Hindsight is a wonderful thing but if I knew (which, truthfully, looking back, I probably should have had some inkling) that my ex and I would split when our baby was two, I’m not sure I would have chosen to have a child at that particular moment.

No, I don’t think the split has scarred her for life and I think she’s adjusted amazingly well to the life of a child from a broken home, but it saddens me greatly that the first two years of her life were filled with depression, tears, anger, frustration and guilt. Guilt being the only emotion I felt at her because I didn’t feel like I was being the best mother I could be, or the mother I wanted to be at that time and the person I expected to support me couldn’t or wouldn’t either. I just hope I’m now making up for lost time.

I always wanted children. When I was younger I never remember being excessively career focused because I wanted to be a mummy. Because of this, I know it’s probably my fault for pushing for a baby when my ex wasn’t ready (if he ever would have been). But in fairy tales once you get married you have a baby and I was living in a land of fiction thinking everything would be ok. If I’d stopped to look then I’d have realised we were not emotionally strong enough as a couple for it even before she came along.

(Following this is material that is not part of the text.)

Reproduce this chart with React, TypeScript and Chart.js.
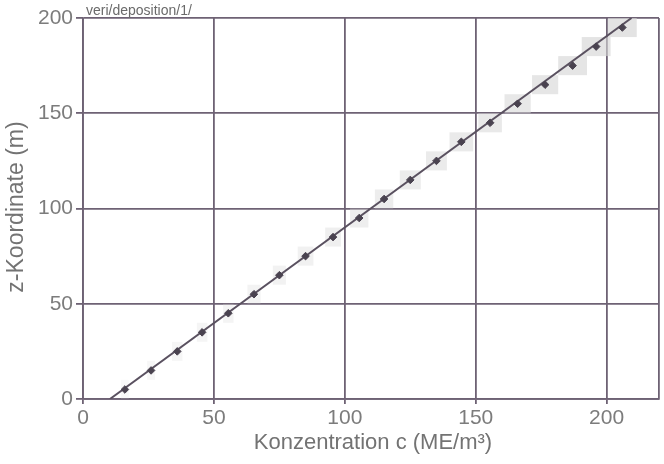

So no, I don’t regret having my daughter because I get to watch her grow up and become an amazing girl and woman and some of my best memories with her probably wouldn’t have happened if things had been different. And no, I wouldn’t be without her. If somebody tried to take her away from me I’d unleash all hell but, would I choose to put a child, as well as myself through the past 18 pretty shitty months and all the time before the split? Would I choose to put a child through going back and forth from mummy’s to daddy’s house, having to hear conversations between mummy and daddy when they’re desperately trying to not shout at each other and having to listen to mummy cry because she just can’t hold it in anymore. Nope, I’m not sure I would.